Unwilling to subject Deneen to any further frustration, and bereft of a backup, Scott only attempted one more punt — a quick kick by McCloud.

“So now it’s all about how we respond to this," Scott said.

"This is an opportunity for us to see what our maturity is, our leadership and all those things. I personally believe our guys will respond the right way and we can look back at this down the road as a pivotal moment where we were able to learn and become a closer team and a better team.”


Kudos to Jeff Scott for taking a shot at the end zone (in lieu of a meaningless field goal) in the fourth quarter, when Noah Johnson’s fourth-and-10 pass from the Notre Dame 19 was broken up in the end zone. While losing 52-3 might have been more aesthetically appealing, it would have done zilch to forward the program.
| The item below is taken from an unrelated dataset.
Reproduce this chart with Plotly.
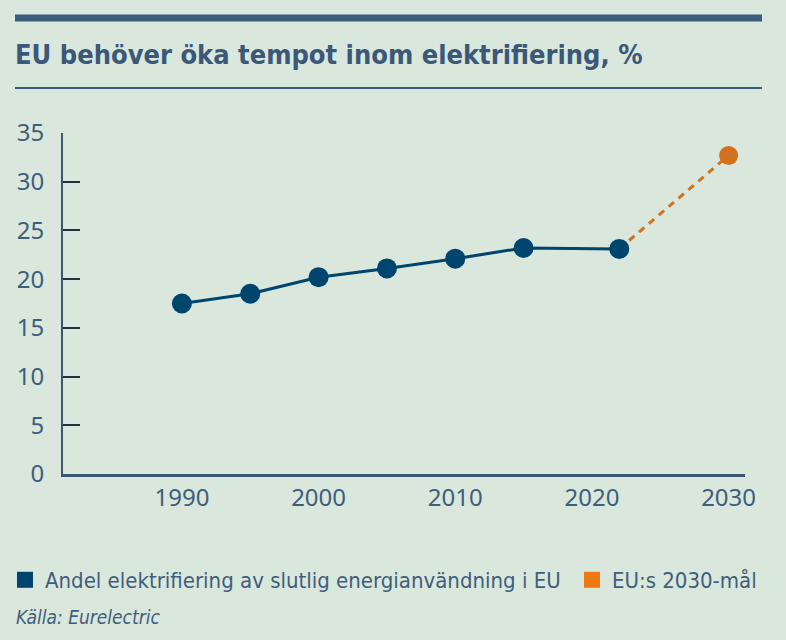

Wharton High alumnus DeVontres Odoms-Dukes has been reborn in the Scott regime. Dukes, a fifth-year senior with eight career receptions entering the season, has five in USF’s first two games, including three on Saturday.

Beleaguered Bulls fans can find solace in the fact they’re not likely to face a more talented team for for the rest of the year. They’re almost certain not to see a more physically imposing one. “They’re a great team, they’re a playoff team,” cornerback KJ Sails said. “But I strongly feel for the rest of this year, we’re going to give everybody a run for their money.”